╭──

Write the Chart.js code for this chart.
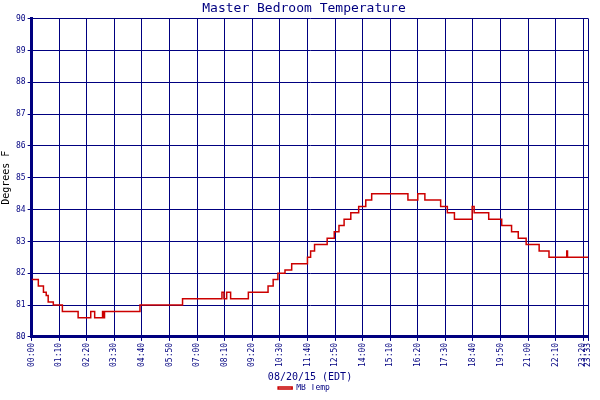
<!DOCTYPE html>
<html><head><meta charset="utf-8">
<script src="https://cdn.jsdelivr.net/npm/chart.js@4"></script>
<style>html,body{margin:0;padding:0;background:#fff}#w{width:600px;height:400px}</style>
</head><body><div id="w"><canvas id="c"></canvas></div>
<script>
const minutes = [0,17,30,37,42,55,78,118,150,160,180,183,185,275,383,483,488,495,505,550,600,613,625,643,660,700,708,718,750,768,780,793,810,830,848,863,955,980,998,1038,1055,1073,1118,1123,1160,1193,1218,1235,1255,1288,1313,1358,1360,1413];
const temps   = [81.8,81.6,81.4,81.3,81.1,81.0,80.8,80.6,80.8,80.6,80.8,80.6,80.8,81.0,81.2,81.4,81.2,81.4,81.2,81.4,81.6,81.8,82.0,82.1,82.3,82.5,82.7,82.9,83.1,83.3,83.5,83.7,83.9,84.1,84.3,84.5,84.3,84.5,84.3,84.1,83.9,83.7,84.1,83.9,83.7,83.5,83.3,83.1,82.9,82.7,82.5,82.7,82.5,82.5];
const tickMinutes = [0,70,140,210,280,350,420,490,560,630,700,770,840,910,980,1050,1120,1190,1260,1330,1400,1413];
const seriesName = 'MB Temp';
const navy = '#000080';
const fmt = m => String(Math.floor(m/60)).padStart(2,'0')+':'+String(Math.round(m%60)).padStart(2,'0');
new Chart(document.getElementById('c'), {
  type:'line',
  data:{datasets:[{label:seriesName,data:minutes.map((m,i)=>({x:m,y:temps[i]})),borderColor:'#cc0000',borderWidth:1.5,pointRadius:0,stepped:true,fill:false}]},
  options:{
    responsive:true,maintainAspectRatio:false,animation:false,
    layout:{padding:{left:0,right:-8,top:1,bottom:-2}},
    plugins:{
      title:{display:true,text:'Master Bedroom Temperature',color:navy,font:{family:'DejaVu Sans Mono',size:13,weight:'normal'},padding:{top:0,bottom:2}},
      legend:{position:'bottom',labels:{color:navy,font:{family:'DejaVu Sans Mono',size:8},boxWidth:14,boxHeight:2,padding:0}},
      tooltip:{enabled:false}
    },
    scales:{
      x:{type:'linear',min:0,max:1413,
        afterBuildTicks:s=>{s.ticks=tickMinutes.map(v=>({value:v}));},
        ticks:{color:navy,font:{family:'DejaVu Sans Mono',size:8},minRotation:90,maxRotation:90,autoSkip:false,callback:v=>fmt(v),padding:2},
        grid:{color:navy,lineWidth:1,tickLength:4},border:{color:navy,width:3},
        title:{display:true,text:'08/20/15 (EDT)',color:navy,font:{family:'DejaVu Sans Mono',size:10},padding:{top:2,bottom:1}}},
      y:{min:80,max:90,
        ticks:{stepSize:1,color:navy,font:{family:'DejaVu Sans Mono',size:8},padding:2},
        grid:{color:navy,lineWidth:1,tickLength:4},border:{color:navy,width:3},
        title:{display:true,text:'Degrees F',color:'#000',font:{family:'DejaVu Sans Mono',size:10},padding:{top:0,bottom:2}}}
    }
  },
  plugins:[{id:'bg',beforeDraw:c=>{const x=c.ctx;x.save();x.fillStyle='#fff';x.fillRect(0,0,c.width,c.height);x.restore();}}]
});
</script></body></html>
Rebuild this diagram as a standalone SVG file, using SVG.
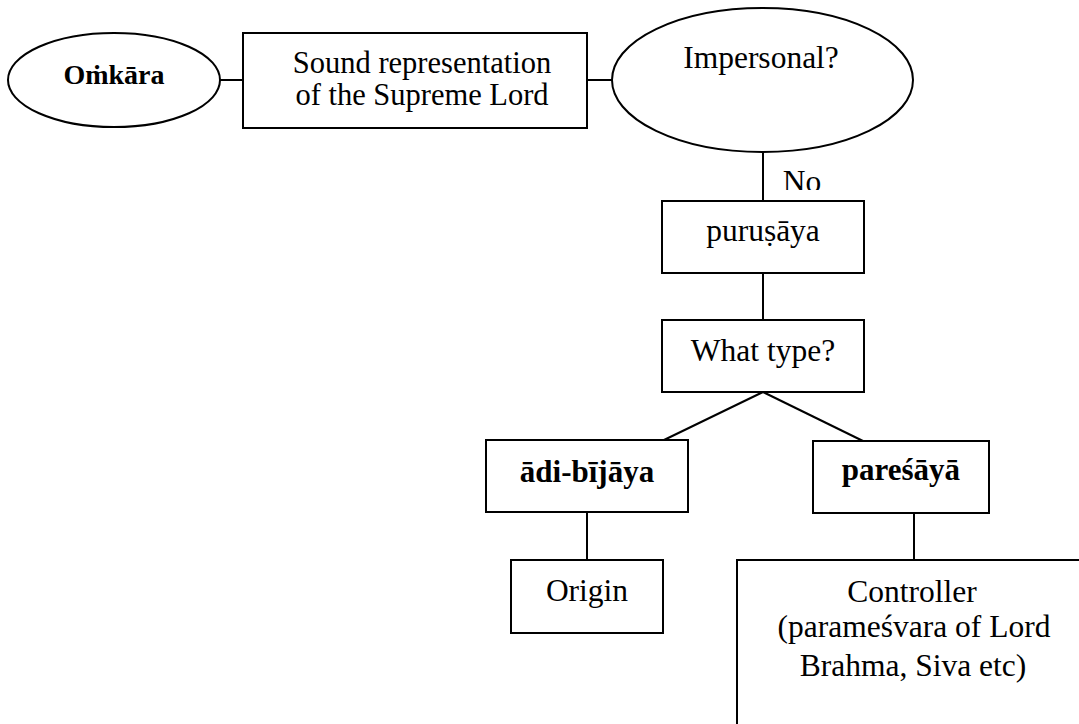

╰──

• _Given instruction_:
From the entries above, extract every line where the word "this" appears.

• _Solution to the exercise_:
Write the Chart.js code for this chart.
Rebuild this diagram as a standalone SVG file, using SVG.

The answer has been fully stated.